The more strict defense of poetry was attempted for the most part on the grounds set forth by Horace in his Ars Poetica. At no period from the Augustan Age to the Renaissance does the Ars Poetica seem to have been entirely lost. It is mentioned or quoted, for example, by Isidore of Seville[13] in the sixth century, by John of Salisbury[14] in the twelfth century, and by Dante[15] in the fourteenth. Horace insists on the mingled instructiveness and pleasurableness of poetry; and beyond this, he points out the value of poetry as a civilizing factor in history, regarding the early poets as sages and prophets, and the inventors of arts and sciences:—

"Orpheus, inspired by more than human power,
Did not, as poets feigned, tame savage beasts,
But men as lawless and as wild as they,
And first dissuaded them from rage and blood.

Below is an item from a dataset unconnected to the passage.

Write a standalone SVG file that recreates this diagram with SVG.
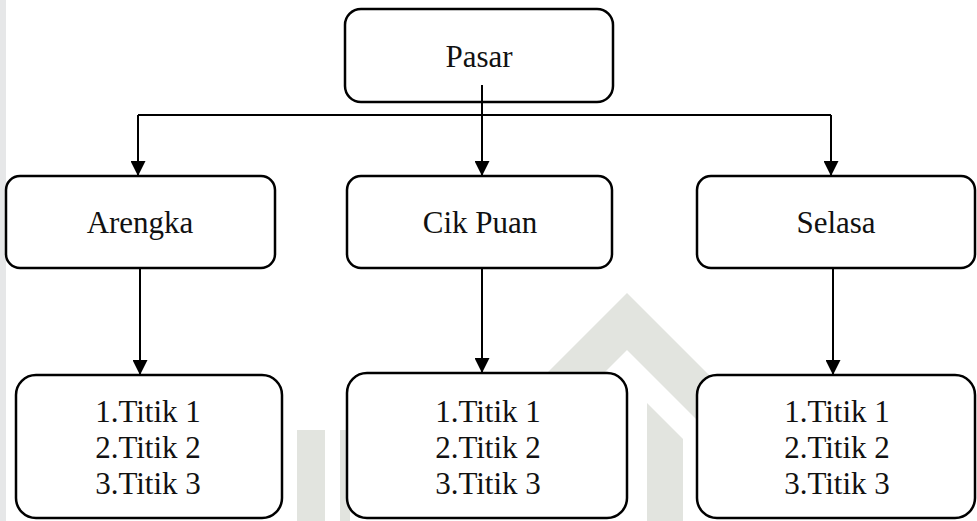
<svg xmlns="http://www.w3.org/2000/svg" width="977" height="521" viewBox="0 0 977 521">
  <defs>
    <marker id="arrow" markerUnits="userSpaceOnUse" markerWidth="15" markerHeight="15" refX="15" refY="7.5" orient="auto">
      <path d="M0,0 L15,7.5 L0,15 z" fill="#000"/>
    </marker>
  </defs>
  <style>
    .box { fill: #fff; stroke: #000; stroke-width: 2.5; }
    text { font-family: 'Liberation Serif', 'DejaVu Serif', 'Times New Roman', serif !important; font-size: 31px; fill: #111; text-anchor: middle; }
    .conn { fill: none; stroke: #000; stroke-width: 2; }
    .wm { fill: #e2e4df; }
  </style>
  <rect x="0" y="0" width="977" height="521" fill="#fff"/>
  <g id="background">
    <rect x="0" y="0" width="6" height="521" fill="#e6e7e8"/>
    <polygon class="wm" points="627,293 760,426 760,483 627,350 494,483 494,426"/>
    <polygon class="wm" points="647,403 683,439 683,521 647,521"/>
    <rect class="wm" x="297" y="430" width="28" height="91"/>
    <rect class="wm" x="340" y="430" width="10" height="91"/>
  </g>
  <g id="pasar">
    <rect class="box" x="345" y="9" width="268" height="93" rx="16"/>
    <text x="479" y="67" font-family="Liberation Serif">Pasar</text>
  </g>
  <g id="arengka">
    <rect class="box" x="6" y="176" width="269" height="92" rx="14"/>
    <text x="140" y="233" font-family="Liberation Serif">Arengka</text>
  </g>
  <g id="cikpuan">
    <rect class="box" x="347" y="176" width="265" height="92" rx="14"/>
    <text x="480" y="233" font-family="Liberation Serif">Cik Puan</text>
  </g>
  <g id="selasa">
    <rect class="box" x="697" y="176" width="278" height="92" rx="14"/>
    <text x="836" y="233" font-family="Liberation Serif">Selasa</text>
  </g>
  <g id="titik-arengka">
    <rect class="box" x="16" y="375" width="266" height="143" rx="20"/>
    <text x="148" y="422" font-family="Liberation Serif">1.Titik 1</text>
    <text x="148" y="458" font-family="Liberation Serif">2.Titik 2</text>
    <text x="148" y="494" font-family="Liberation Serif">3.Titik 3</text>
  </g>
  <g id="titik-cikpuan">
    <rect class="box" x="347" y="373" width="280" height="145" rx="20"/>
    <text x="488" y="422" font-family="Liberation Serif">1.Titik 1</text>
    <text x="488" y="458" font-family="Liberation Serif">2.Titik 2</text>
    <text x="488" y="494" font-family="Liberation Serif">3.Titik 3</text>
  </g>
  <g id="titik-selasa">
    <rect class="box" x="697" y="375" width="278" height="143" rx="20"/>
    <text x="837" y="422" font-family="Liberation Serif">1.Titik 1</text>
    <text x="837" y="458" font-family="Liberation Serif">2.Titik 2</text>
    <text x="837" y="494" font-family="Liberation Serif">3.Titik 3</text>
  </g>
  <g id="connectors">
    <path class="conn" d="M482,85 V176" marker-end="url(#arrow)"/>
    <path class="conn" d="M138,115 H831"/>
    <path class="conn" d="M138,115 V176" marker-end="url(#arrow)"/>
    <path class="conn" d="M831,115 V176" marker-end="url(#arrow)"/>
    <path class="conn" d="M140,268 V375" marker-end="url(#arrow)"/>
    <path class="conn" d="M482,268 V373" marker-end="url(#arrow)"/>
    <path class="conn" d="M833,268 V375" marker-end="url(#arrow)"/>
  </g>
</svg>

Thus when Amphion built the Theban wall,
They feigned the stones obeyed his magic lute;
Poets, the first instructors of mankind,
Brought all things to their proper native use;
Some they appropriated to the gods,
And some to public, some to private ends:
Promiscuous love by marriage was restrained,
Cities were built, and useful laws were made;
So ancient is the pedigree of verse,
And so divine the poet's function."[16]

This conception of the early poet's function was an old one. It is to be found in Aristophanes;[17] it runs through Renaissance criticism; and even in this very century, Shelley[18] speaks of poets as "the authors of language, and of music, of the dance, and architecture, and statuary, and painting," as "the institutors of laws, and the founders of civil society, and the inventors of the arts of life." To-day the idealist takes refuge in the same faith: "The tree of knowledge is of equal date with the tree of life; nor were even the tamer of horses, the worker in metals, or the sower, elder than those twin guardians of the soul,—the poet and the priest. Conscience and imagination were the pioneers who made earth habitable for the human spirit."[19]